Group full-year expectations remain unchanged. Early trading in the new calendar year had been encouraging but macro-economic headwinds "remain and may weigh on consumer spending in the months ahead", the company said in a trading update.
"We continue to encounter significant cost pressures but inflation has become less volatile and recently some commodity costs have declined. Consumer spending has proven to be more resilient in this trading period than anticipated at the start of the financial year."
"To date, Primark trading has been good in all our markets and was ahead of expectation. We had a very strong Christmas period. We believe our proposition of great quality at affordable prices and attractive store experience is proving increasingly appealing to both existing and new customers."
Primark like-for-like sales in stores worldwide were up 11%. The company plans to open 17 stores this year, including seven in the US and three in France.
The company resisted any moves to offer an online option for customers, leaving it lagging behind more nimble competitors such as Next.

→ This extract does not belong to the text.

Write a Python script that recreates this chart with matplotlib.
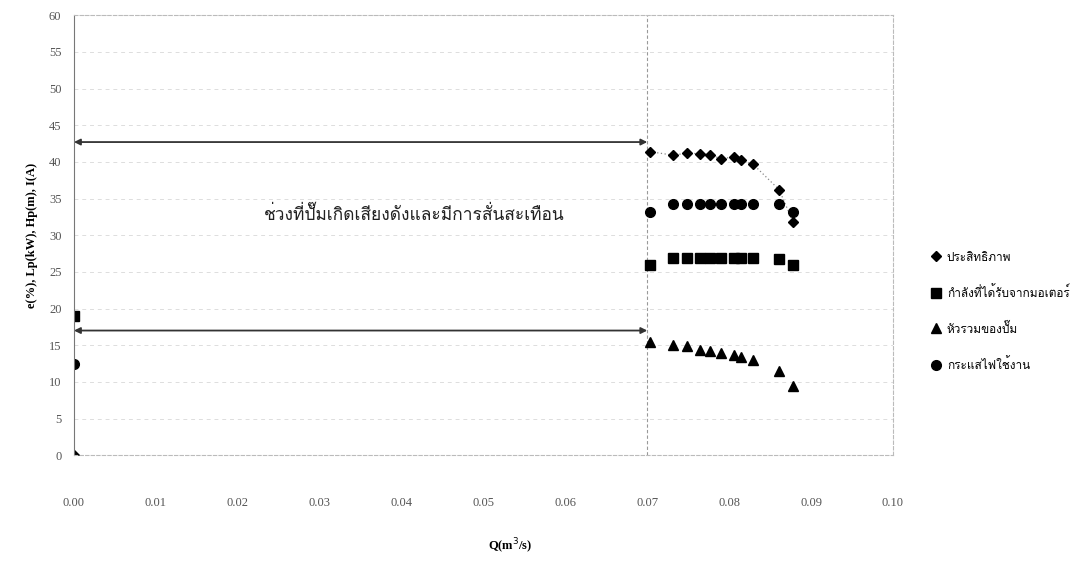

However, a new service selling children’s items on the internet for pickup in 25 UK stores had gone well while the option to check stock availability in particular stores had led to an 85% leap in website traffic, AB Foods said.
Price increased at its food businesses, which include Kingsmill bread, to recover "significant" input cost inflation were "more evident" this period. AB Foods expects annual aggregate profit at the division to be higher but with a lower margin.
Operating profits at its sugar business was forecast to be broadly in line with last year as a result of a much-reduced UK sugar crop, and for trading at ingredients unit to be better.
"For the full year, our expectation for the group result overall is unchanged with a significant growth in sales, and adjusted operating profit and adjusted earnings per share to be lower than the previous financial year," the company said.
Aarin Chiekrie, equity analyst at Hargreaves Lansdown said ABF’s diversified business portfolio sheltered it from economic turbulence, but margins were still under pressure from cost inflation and hiking prices could alienate the core customer base.
"Overall, we’re cautiously optimistic about ABF’s outlook. In the short-term, jittery customers and inflationary pressures are likely to keep a lid on profits. But longer term, with inflation easing and commodity costs normalising, we think there’s plenty of room for ABF to restore margins."